On Wednesday night, poison was picked, but this time the lethal dose wasn't Durant working at the nail before launching a step-back jumper. Trailing 95-93 inside of a minute remaining in regulation, the Thunder ran the play shown above coming out of a timeout.
"We ran a play for him in the middle of the floor and we had a weakside flare [screen] for Russell," Thunder coach Billy Donovan said.
Like many of Oklahoma City's sets, it all starts with a pin-down for Durant from center Steven Adams as Westbrook brings the ball up the floor. Durant scampers up from the baseline to catch the pass from Westbrook just to the right of the top of the key.
From here, Durant has a number of options, which includes engaging his defender -- Clippers' defensive stalwart Luc Mbah a Moute -- in one-on-one combat. Isolation basketball might not capture the sports' aesthetic flourish, but Durant has a case. Among players with more than 50 isolation sets this season, Durant leads the league by producing 1.138 points per possession. As a reference point, the Golden State Warriors score 1.133 points per possession.
It follows that Oklahoma City ranks eighth in percentage of possessions that result in an isolation play, but in this instance, Durant and the Thunder don't settle.
"We talked about the play before, during the timeout," Serge Ibaka said. "I told Russell, ‘I'm going to set a back pick for you.' When Kevin gets the ball out there, most teams focus on Kevin, and he got all the attention in this play."
Per Ibaka, he runs from the low post to the top of the floor to offer Westbrook a back pick, or what Donovan referred to as the flare screen. Just as he does, Chris Paul, assigned to Westbrook, moves to trap Durant.
"[Paul] went to Kevin and it was perfect," Ibaka said. "They didn't know the play was for Russell. It makes it easier for me."
Ibaka is being guarded on the play by Blake Griffin, who stays low rather than chase Ibaka to the top of the floor.
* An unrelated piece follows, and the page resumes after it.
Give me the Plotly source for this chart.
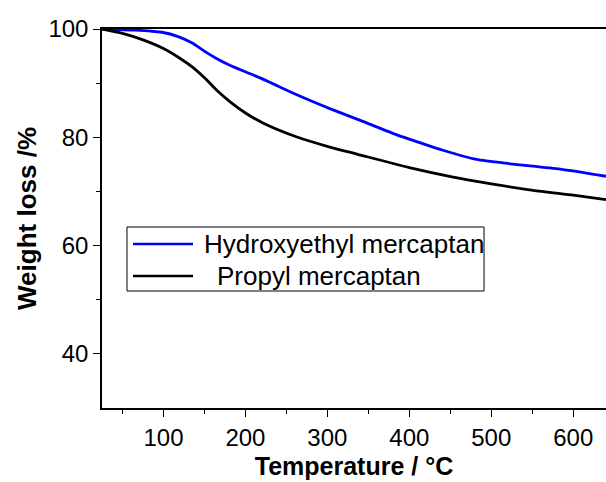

This means as Westbrook flares along the arc to the left side, Griffin has a pretty long commute to close out -- too far for the Clippers. Durant delivers the ball to Westbrook, who has plenty of room to elevate and drill the 3-pointer to vault the Thunder into the lead with 48 seconds remaining.
"That's our play," Durant said. "We called it out of the timeout -- Coach called that play. We start with an iso at the elbow, and that's my spot. Everybody's watching me. They don't think I'm going to pass the ball. Chris Paul is looking at me the whole time. If they stick on Russ, I go to work."
In Durant's world, a play call shouldn't be judged on its classification, but on its result. And on Wednesday night, the team that, by reputation, doesn't run anything late, ran the Clippers in circles.